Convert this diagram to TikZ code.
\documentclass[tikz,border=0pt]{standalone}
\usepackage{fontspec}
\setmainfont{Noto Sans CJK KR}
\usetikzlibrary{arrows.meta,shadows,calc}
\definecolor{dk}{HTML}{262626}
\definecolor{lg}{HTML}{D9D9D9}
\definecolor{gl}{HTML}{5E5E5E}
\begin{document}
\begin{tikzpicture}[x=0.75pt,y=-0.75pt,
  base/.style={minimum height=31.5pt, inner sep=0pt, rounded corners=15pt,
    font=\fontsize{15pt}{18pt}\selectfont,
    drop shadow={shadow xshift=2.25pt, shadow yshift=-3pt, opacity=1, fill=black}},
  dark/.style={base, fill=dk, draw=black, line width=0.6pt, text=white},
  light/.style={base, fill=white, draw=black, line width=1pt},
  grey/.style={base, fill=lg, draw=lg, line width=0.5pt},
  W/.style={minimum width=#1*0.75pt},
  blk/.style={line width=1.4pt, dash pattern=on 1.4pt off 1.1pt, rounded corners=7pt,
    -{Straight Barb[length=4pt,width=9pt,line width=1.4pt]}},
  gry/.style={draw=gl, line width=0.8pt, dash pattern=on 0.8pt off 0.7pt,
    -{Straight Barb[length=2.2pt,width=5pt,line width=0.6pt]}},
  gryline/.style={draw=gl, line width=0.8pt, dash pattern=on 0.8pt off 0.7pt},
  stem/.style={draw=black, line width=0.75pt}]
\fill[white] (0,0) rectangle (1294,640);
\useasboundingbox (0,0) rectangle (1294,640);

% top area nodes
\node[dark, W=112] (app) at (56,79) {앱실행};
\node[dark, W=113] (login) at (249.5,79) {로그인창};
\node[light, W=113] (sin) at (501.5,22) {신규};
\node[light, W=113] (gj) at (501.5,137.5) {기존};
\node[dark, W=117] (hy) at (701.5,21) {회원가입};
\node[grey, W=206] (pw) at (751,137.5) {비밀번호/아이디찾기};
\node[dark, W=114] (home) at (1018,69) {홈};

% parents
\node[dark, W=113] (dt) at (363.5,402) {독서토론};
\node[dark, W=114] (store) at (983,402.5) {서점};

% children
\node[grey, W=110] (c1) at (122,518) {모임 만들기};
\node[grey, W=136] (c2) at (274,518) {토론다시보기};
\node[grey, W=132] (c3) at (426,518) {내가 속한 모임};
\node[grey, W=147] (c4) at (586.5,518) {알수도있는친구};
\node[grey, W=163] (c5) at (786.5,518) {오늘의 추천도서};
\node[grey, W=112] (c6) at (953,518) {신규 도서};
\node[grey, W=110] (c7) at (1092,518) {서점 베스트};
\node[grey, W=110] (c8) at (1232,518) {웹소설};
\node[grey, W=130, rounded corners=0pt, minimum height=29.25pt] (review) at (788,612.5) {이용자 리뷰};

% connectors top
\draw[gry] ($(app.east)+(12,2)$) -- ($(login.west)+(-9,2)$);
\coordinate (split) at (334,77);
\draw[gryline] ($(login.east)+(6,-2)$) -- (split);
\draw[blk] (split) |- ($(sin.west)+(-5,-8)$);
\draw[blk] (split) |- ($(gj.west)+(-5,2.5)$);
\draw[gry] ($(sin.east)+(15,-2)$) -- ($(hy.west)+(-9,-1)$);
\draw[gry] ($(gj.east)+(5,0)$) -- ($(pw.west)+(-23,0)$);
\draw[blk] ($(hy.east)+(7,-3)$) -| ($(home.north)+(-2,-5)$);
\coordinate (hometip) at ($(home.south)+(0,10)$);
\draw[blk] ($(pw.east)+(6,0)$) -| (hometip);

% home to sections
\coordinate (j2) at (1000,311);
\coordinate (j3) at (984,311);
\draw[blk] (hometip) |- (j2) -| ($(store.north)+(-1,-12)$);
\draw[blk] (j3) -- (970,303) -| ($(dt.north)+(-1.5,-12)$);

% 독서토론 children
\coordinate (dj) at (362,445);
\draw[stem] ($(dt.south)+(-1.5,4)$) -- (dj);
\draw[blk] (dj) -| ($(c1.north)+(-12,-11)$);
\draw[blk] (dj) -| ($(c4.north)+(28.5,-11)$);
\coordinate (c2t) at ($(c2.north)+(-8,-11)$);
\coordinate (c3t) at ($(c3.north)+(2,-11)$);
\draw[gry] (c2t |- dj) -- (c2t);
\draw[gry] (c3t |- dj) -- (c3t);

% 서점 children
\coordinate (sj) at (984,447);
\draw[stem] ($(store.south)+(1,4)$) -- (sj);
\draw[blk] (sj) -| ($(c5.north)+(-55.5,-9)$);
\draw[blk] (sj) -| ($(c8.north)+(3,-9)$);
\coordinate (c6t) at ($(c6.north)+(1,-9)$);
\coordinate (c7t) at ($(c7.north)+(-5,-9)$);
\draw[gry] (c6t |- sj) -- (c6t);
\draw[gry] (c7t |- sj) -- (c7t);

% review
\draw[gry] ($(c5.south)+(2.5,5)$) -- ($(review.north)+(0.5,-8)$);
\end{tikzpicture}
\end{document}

==============================

#### Short task:
Reproduce the data in its entirety, matching each character.

#### Expected answer:
Convert this diagram to TikZ code.
\documentclass[tikz,border=0pt]{standalone}
\usepackage{fontspec}
\setmainfont{Noto Sans CJK KR}
\usetikzlibrary{arrows.meta,shadows,calc}
\definecolor{dk}{HTML}{262626}
\definecolor{lg}{HTML}{D9D9D9}
\definecolor{gl}{HTML}{5E5E5E}
\begin{document}
\begin{tikzpicture}[x=0.75pt,y=-0.75pt,
  base/.style={minimum height=31.5pt, inner sep=0pt, rounded corners=15pt,
    font=\fontsize{15pt}{18pt}\selectfont,
    drop shadow={shadow xshift=2.25pt, shadow yshift=-3pt, opacity=1, fill=black}},
  dark/.style={base, fill=dk, draw=black, line width=0.6pt, text=white},
  light/.style={base, fill=white, draw=black, line width=1pt},
  grey/.style={base, fill=lg, draw=lg, line width=0.5pt},
  W/.style={minimum width=#1*0.75pt},
  blk/.style={line width=1.4pt, dash pattern=on 1.4pt off 1.1pt, rounded corners=7pt,
    -{Straight Barb[length=4pt,width=9pt,line width=1.4pt]}},
  gry/.style={draw=gl, line width=0.8pt, dash pattern=on 0.8pt off 0.7pt,
    -{Straight Barb[length=2.2pt,width=5pt,line width=0.6pt]}},
  gryline/.style={draw=gl, line width=0.8pt, dash pattern=on 0.8pt off 0.7pt},
  stem/.style={draw=black, line width=0.75pt}]
\fill[white] (0,0) rectangle (1294,640);
\useasboundingbox (0,0) rectangle (1294,640);

% top area nodes
\node[dark, W=112] (app) at (56,79) {앱실행};
\node[dark, W=113] (login) at (249.5,79) {로그인창};
\node[light, W=113] (sin) at (501.5,22) {신규};
\node[light, W=113] (gj) at (501.5,137.5) {기존};
\node[dark, W=117] (hy) at (701.5,21) {회원가입};
\node[grey, W=206] (pw) at (751,137.5) {비밀번호/아이디찾기};
\node[dark, W=114] (home) at (1018,69) {홈};

% parents
\node[dark, W=113] (dt) at (363.5,402) {독서토론};
\node[dark, W=114] (store) at (983,402.5) {서점};

% children
\node[grey, W=110] (c1) at (122,518) {모임 만들기};
\node[grey, W=136] (c2) at (274,518) {토론다시보기};
\node[grey, W=132] (c3) at (426,518) {내가 속한 모임};
\node[grey, W=147] (c4) at (586.5,518) {알수도있는친구};
\node[grey, W=163] (c5) at (786.5,518) {오늘의 추천도서};
\node[grey, W=112] (c6) at (953,518) {신규 도서};
\node[grey, W=110] (c7) at (1092,518) {서점 베스트};
\node[grey, W=110] (c8) at (1232,518) {웹소설};
\node[grey, W=130, rounded corners=0pt, minimum height=29.25pt] (review) at (788,612.5) {이용자 리뷰};

% connectors top
\draw[gry] ($(app.east)+(12,2)$) -- ($(login.west)+(-9,2)$);
\coordinate (split) at (334,77);
\draw[gryline] ($(login.east)+(6,-2)$) -- (split);
\draw[blk] (split) |- ($(sin.west)+(-5,-8)$);
\draw[blk] (split) |- ($(gj.west)+(-5,2.5)$);
\draw[gry] ($(sin.east)+(15,-2)$) -- ($(hy.west)+(-9,-1)$);
\draw[gry] ($(gj.east)+(5,0)$) -- ($(pw.west)+(-23,0)$);
\draw[blk] ($(hy.east)+(7,-3)$) -| ($(home.north)+(-2,-5)$);
\coordinate (hometip) at ($(home.south)+(0,10)$);
\draw[blk] ($(pw.east)+(6,0)$) -| (hometip);

% home to sections
\coordinate (j2) at (1000,311);
\coordinate (j3) at (984,311);
\draw[blk] (hometip) |- (j2) -| ($(store.north)+(-1,-12)$);
\draw[blk] (j3) -- (970,303) -| ($(dt.north)+(-1.5,-12)$);

% 독서토론 children
\coordinate (dj) at (362,445);
\draw[stem] ($(dt.south)+(-1.5,4)$) -- (dj);
\draw[blk] (dj) -| ($(c1.north)+(-12,-11)$);
\draw[blk] (dj) -| ($(c4.north)+(28.5,-11)$);
\coordinate (c2t) at ($(c2.north)+(-8,-11)$);
\coordinate (c3t) at ($(c3.north)+(2,-11)$);
\draw[gry] (c2t |- dj) -- (c2t);
\draw[gry] (c3t |- dj) -- (c3t);

% 서점 children
\coordinate (sj) at (984,447);
\draw[stem] ($(store.south)+(1,4)$) -- (sj);
\draw[blk] (sj) -| ($(c5.north)+(-55.5,-9)$);
\draw[blk] (sj) -| ($(c8.north)+(3,-9)$);
\coordinate (c6t) at ($(c6.north)+(1,-9)$);
\coordinate (c7t) at ($(c7.north)+(-5,-9)$);
\draw[gry] (c6t |- sj) -- (c6t);
\draw[gry] (c7t |- sj) -- (c7t);

% review
\draw[gry] ($(c5.south)+(2.5,5)$) -- ($(review.north)+(0.5,-8)$);
\end{tikzpicture}
\end{document}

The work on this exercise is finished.